Sono un asinello praticamente in tutto, ma quel poco che so lo so bene e ammetto che tra tutte le opere esposte, quella dedicata a Kafka ha suscitato in me un impulso criminale: Adesso la rubo ed esco facendo finta di niente. Solo che c’era troppa gente.
Ritengo quell’opera geniale.
La massa (intesa come gente abituata alla mediocrità, non come la famosa maestra alessandrina che spera che alcune persone muoiano – anzi crepino – affogate durante le alluvioni) avrebbe associato Kafka all’insetto descritto nella Metamorfosi, ma sfido chiunque non solo a trovare un nesso tra quell’autore e le donne, ma anche a rappresentarlo graficamente. La sfida l’ha vinta Salvatore Palita, che ha rappresentato Kafka circondato da due minuscoli scarafaggi, accanto a una donna nuda con in mano solo uno specchio. I due scarafaggi sono posti, rispettivamente, uno tra Kafka e la donna e uno sopra Kafka stesso.
Le voci sulla visione che lui aveva delle donne si sono moltiplicate a dismisura, qualcuno ha addirittura affermato che era fondamentalmente omosessuale (senza che lui lo sapesse), ma in realtà il suo problema (se così vogliamo chiamarlo) era costituito dall’eterna inconciliabilità tra idea e realtà. Idea e realtà che si perseguitano nel vano tentativo di giustificarsi a vicenda e di fare espiare una colpa: l’essere nati, come in una sorta di incancellabile peccato originale. L’idea, la vita, la colpa da espiare, la bestia, il peccato originale e la donna; donna che Salvatore Palita ha rappresentato come Kalfka la vedeva. Quello scarafaggio inserito tra lui e la donna rappresenta la metamorfosi dell’idea, così come lo specchio è lo strumento che rimanda all’idea – magari fantastica e anche un po’ miope –, ché sovente in esso vediamo un po’ ciò che ci pare. Kafka aborriva la carnalità e la stessa corporeità, relegandole al solo concetto ideale, che poi, però, si sgretolava contro la realtà.

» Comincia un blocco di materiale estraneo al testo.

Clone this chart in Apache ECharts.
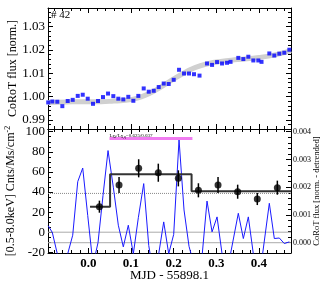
<!DOCTYPE html>
<html><head><meta charset="utf-8">
<script src="https://cdn.jsdelivr.net/npm/echarts@6/dist/echarts.min.js"></script>
<style>html,body{margin:0;padding:0;background:#fff}#c{width:327px;height:287px}</style>
</head><body><div id="c"></div>
<script>
// ---- data ----
const times = [-0.094,-0.0844,-0.0727,-0.0609,-0.0483,-0.0366,-0.0248,-0.0131,-0.0014,0.0110,0.0227,0.0344,0.0462,0.0586,0.0703,0.0820,0.0937,0.1055,0.1172,0.1298,0.1416,0.1533,0.1650,0.1767,0.1884,0.2001,0.2126,0.2243,0.2360,0.2477,0.2606,0.2782,0.2900,0.3017,0.3134,0.3251,0.3333,0.3515,0.3633,0.3750,0.3867,0.3984,0.4059,0.4242,0.4359,0.4476,0.4593,0.4711];
const corotFlux = [0.9975,0.9979,0.9978,0.9959,0.9981,0.9986,1.0003,1.0008,0.9991,0.9969,0.9981,0.9998,1.0013,1.0002,0.9991,0.9988,0.9999,0.9982,1.0003,1.0035,1.0021,1.0025,1.0041,1.0056,1.0054,1.0072,1.0115,1.0099,1.0099,1.0096,1.0090,1.0142,1.0136,1.0148,1.0142,1.0145,1.0149,1.0166,1.0161,1.0171,1.0155,1.0155,1.0149,1.0185,1.0176,1.0184,1.0188,1.0201];
const smoothX = [-0.0945,-0.05,0.0,0.03,0.06,0.1,0.13,0.16,0.19,0.22,0.25,0.28,0.31,0.35,0.40,0.44,0.475];
const smoothY = [0.9975,0.9977,0.9978,0.9978,0.9981,0.9987,1.0003,1.0030,1.0064,1.0097,1.0124,1.0141,1.0151,1.0159,1.0168,1.0180,1.0197];
const detrended = [0.00061,0.00037,-0.0004,-0.0009,-0.0004,0.00027,0.0022,0.00269,0.00098,-0.0008,0.0000,0.0017,0.00332,0.0020,0.00063,-0.00015,0.00063,-0.0004,0.0009,0.00213,-0.0001,-0.0012,-0.0004,0.00075,-0.0004,0.0003,0.00371,0.00118,-0.00013,-0.0008,-0.0015,0.0015,0.00039,0.00093,-0.0004,-0.0009,-0.0004,0.00106,0.00015,0.00093,-0.0004,-0.0009,-0.0007,0.00142,0.00015,0.00017,-0.00003,0.00003];
const xrayX = [0.026,0.072,0.118,0.164,0.211,0.258,0.304,0.350,0.396,0.443];
const xrayRate = [25.4,47,63.6,59.2,53.6,41.7,47,40.3,33,44.3];
const xrayErr = [6,8,9,9,8,7,8,7,6,7];
const blockEdges = [0.004,0.051,0.242,0.475];
const blockLevels = [25.4,57.6,40.7];
const flareSpan = [0.0497,0.244];
const flareLevel = 93.2;
const meanLevel = 38.6;
const xTicks = [0.0,0.1,0.2,0.3,0.4];
const topYTicks = [0.99,1.00,1.01,1.02,1.03];
const botYTicks = [-20,0,20,40,60,80,100];
const rightYTicks = [0.000,0.001,0.002,0.003,0.004];

// ---- layout ----
const X_MIN=-0.0945, X_MAX=0.475;
const TOP_MIN=0.9861, TOP_MAX=1.038;
const BL_MIN=-20.7, BL_MAX=102.7;
const BR_MIN=-0.000371, BR_MAX=0.0040973;
const SERIF='"Liberation Serif","DejaVu Serif",serif';

function seq(a,b,s){const r=[];const n=Math.round((b-a)/s);for(let i=0;i<=n;i++)r.push(+(a+i*s).toFixed(6));return r;}
const xMinor = seq(-0.08,0.46,0.02);
const topYMinor = seq(0.988,1.036,0.002);
const blMinor = seq(-20,100,5);
const brMinor = seq(0,0.004,0.0002);

function ax(grid,pos,min,max,ticks,len,line,label){
  return {type:'value',gridIndex:grid,position:pos,min:min,max:max,scale:true,nameMoveOverlap:false,
    axisLine:{show:line,onZero:false,lineStyle:{color:'#000',width:1}},
    splitLine:{show:false},
    axisTick:{show:true,inside:true,length:len,customValues:ticks,lineStyle:{color:'#000',width:1}},
    axisLabel:label?Object.assign({show:true,customValues:ticks,fontFamily:SERIF,color:'#000'},label):{show:false}};
}
const xAxes=[
  ax(0,'bottom',X_MIN,X_MAX,xTicks,5,true,null),
  ax(0,'bottom',X_MIN,X_MAX,xMinor,3,false,null),
  ax(0,'top',X_MIN,X_MAX,xTicks,5,true,null),
  ax(0,'top',X_MIN,X_MAX,xMinor,3,false,null),
  Object.assign(ax(1,'bottom',X_MIN,X_MAX,xTicks,5,true,{fontSize:13,fontWeight:'bold',margin:4,formatter:v=>v.toFixed(1)}),
    {name:'MJD - 55898.1',nameLocation:'middle',nameGap:16,nameTextStyle:{fontFamily:SERIF,fontSize:13,color:'#000'}}),
  ax(1,'bottom',X_MIN,X_MAX,xMinor,3,false,null),
  ax(1,'top',X_MIN,X_MAX,xTicks,5,true,null),
  ax(1,'top',X_MIN,X_MAX,xMinor,3,false,null)
];
const yAxes=[
  Object.assign(ax(0,'left',TOP_MIN,TOP_MAX,topYTicks,5,true,{fontSize:13,margin:3,formatter:v=>v.toFixed(2)}),
    {name:'CoRoT flux [norm.]',nameLocation:'middle',nameGap:29,nameRotate:90,nameTextStyle:{fontFamily:SERIF,fontSize:12,color:'#000'}}),
  ax(0,'left',TOP_MIN,TOP_MAX,topYMinor,3,false,null),
  ax(0,'right',TOP_MIN,TOP_MAX,topYTicks,5,true,null),
  ax(0,'right',TOP_MIN,TOP_MAX,topYMinor,3,false,null),
  Object.assign(ax(1,'left',BL_MIN,BL_MAX,botYTicks,5,true,{fontSize:13,margin:3,formatter:v=>String(Math.round(v))}),
    {name:'{a|[0.5-8.0keV] Cnts/Ms/cm}{s|-2}',nameLocation:'middle',nameGap:30,nameRotate:90,
     nameTextStyle:{fontFamily:SERIF,fontSize:12,color:'#000',rich:{a:{fontFamily:SERIF,fontSize:12,color:'#000'},s:{fontFamily:SERIF,fontSize:8,color:'#000',verticalAlign:'top',padding:[0,0,6,0]}}}}),
  ax(1,'left',BL_MIN,BL_MAX,blMinor,3,false,null),
  Object.assign(ax(1,'right',BR_MIN,BR_MAX,rightYTicks,5,true,{fontSize:8,margin:2,formatter:v=>v.toFixed(3)}),
    {name:'CoRoT flux [norm. - detrended]',nameLocation:'middle',nameGap:21,nameRotate:90,nameTextStyle:{fontFamily:SERIF,fontSize:8.5,color:'#000'}}),
  ax(1,'right',BR_MIN,BR_MAX,brMinor,3,false,null)
];

const zip=(a,b)=>a.map((v,i)=>[v,b[i]]);
const stepPts=[];
blockLevels.forEach((l,i)=>{stepPts.push([blockEdges[i],l]);stepPts.push([blockEdges[i+1],l]);});
const hline=(y,xi,yi,color,type,w,z)=>({type:'line',xAxisIndex:xi,yAxisIndex:yi,data:[[X_MIN,y],[X_MAX,y]],showSymbol:false,silent:true,z:z||1,
  lineStyle:{color:color,width:w||1,type:type||'solid'}});

const chart=echarts.init(document.getElementById('c'),null,{renderer:'canvas'});
chart.setOption({
  animation:false,
  backgroundColor:'#fff',
  grid:[{left:48,top:8,width:243,height:121,outerBoundsMode:'none',containLabel:false},
        {left:48,top:129,width:243,height:124,outerBoundsMode:'none',containLabel:false}],
  xAxis:xAxes, yAxis:yAxes,
  graphic:[{type:'text',left:51,top:10,style:{text:'# 42',fontFamily:SERIF,fontSize:11,fill:'#000'}}],
  series:[
    {type:'line',xAxisIndex:0,yAxisIndex:0,data:zip(smoothX,smoothY),smooth:true,showSymbol:false,lineStyle:{color:'#d0d0d0',width:5},z:1},
    {type:'scatter',xAxisIndex:0,yAxisIndex:0,data:zip(times,corotFlux),symbol:'rect',symbolSize:4,itemStyle:{color:'#0000ff'},z:3},
    hline(0,4,4,'#aaaaaa','solid',1,1),
    hline(0,4,6,'#aaaaaa','solid',1,1),
    hline(meanLevel,4,4,'#888888','dotted',1,1),
    {type:'line',xAxisIndex:4,yAxisIndex:6,data:zip(times,detrended),showSymbol:false,clip:true,lineStyle:{color:'#1a1aff',width:1},z:2},
    {type:'line',xAxisIndex:4,yAxisIndex:4,data:stepPts,showSymbol:false,lineStyle:{color:'#333',width:2},z:3},
    {type:'line',xAxisIndex:4,yAxisIndex:4,data:[
        {value:[flareSpan[0],flareLevel],label:{show:true,position:'top',align:'left',offset:[0,1],distance:0,color:'#000',
          formatter:'{a|L}{b|Xf}{a|/L}{b|X,q}{a|=0.625/0.037}',
          rich:{a:{fontFamily:SERIF,fontSize:5,color:'#000'},b:{fontFamily:SERIF,fontSize:3.5,color:'#000',verticalAlign:'bottom',padding:[3,0,0,0]}}}},
        [flareSpan[1],flareLevel]],
      symbol:'circle',symbolSize:0,showSymbol:true,lineStyle:{color:'#f07cf0',width:3},itemStyle:{color:'#f07cf0'},z:3},
    {type:'custom',xAxisIndex:4,yAxisIndex:4,data:xrayX.map((x,i)=>[x,xrayRate[i],xrayErr[i]]),encode:{x:0,y:1},z:4,
      renderItem:(params,api)=>{const x=api.value(0),y=api.value(1),e=api.value(2);
        const p1=api.coord([x,y-e]),p2=api.coord([x,y+e]);
        return {type:'line',shape:{x1:p1[0],y1:p1[1],x2:p2[0],y2:p2[1]},style:{stroke:'#000',lineWidth:1.5}};}},
    {type:'scatter',xAxisIndex:4,yAxisIndex:4,data:zip(xrayX,xrayRate),symbol:'circle',symbolSize:7,itemStyle:{color:'#000'},z:5}
  ]
});
</script></body></html>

L’autore stesso descrive in modo raccapricciante i difetti fisici della sua fidanzata Felice Bauer: la brutta dentatura con i denti incapsulati in vista, il volto spigoloso e ossuto, il generico aspetto insignificante. Nonostante ciò se ne innamora. Lo specchio che Palita ha messo in mano a quella donna è il corrispondente dello scarafaggio e costituisce uno dei tanti contrappesi che non facevano sbilanciare il rapporto tra i due. Almeno non troppo.
La donna – anche se descritta in maniera poco carina, diremmo oggi –, agli occhi di Kafka era felice anche grazie al solo specchio in cui si rimirava, conscia che tra lei e il suo amato c’erano sempre e comunque due scarafaggi: idea e trasmigrazione dell’idea, che portavano, però sempre a lei.
La complessità di tale rapporto è stata risolta da Salvatore in quest’opera iconografica con un colpo da maestro, realizzato con semplice acrilico su carta e alcuni inserti a effetto collage.
Spero che la posterà in rete, voglio almeno salvarla sul computer.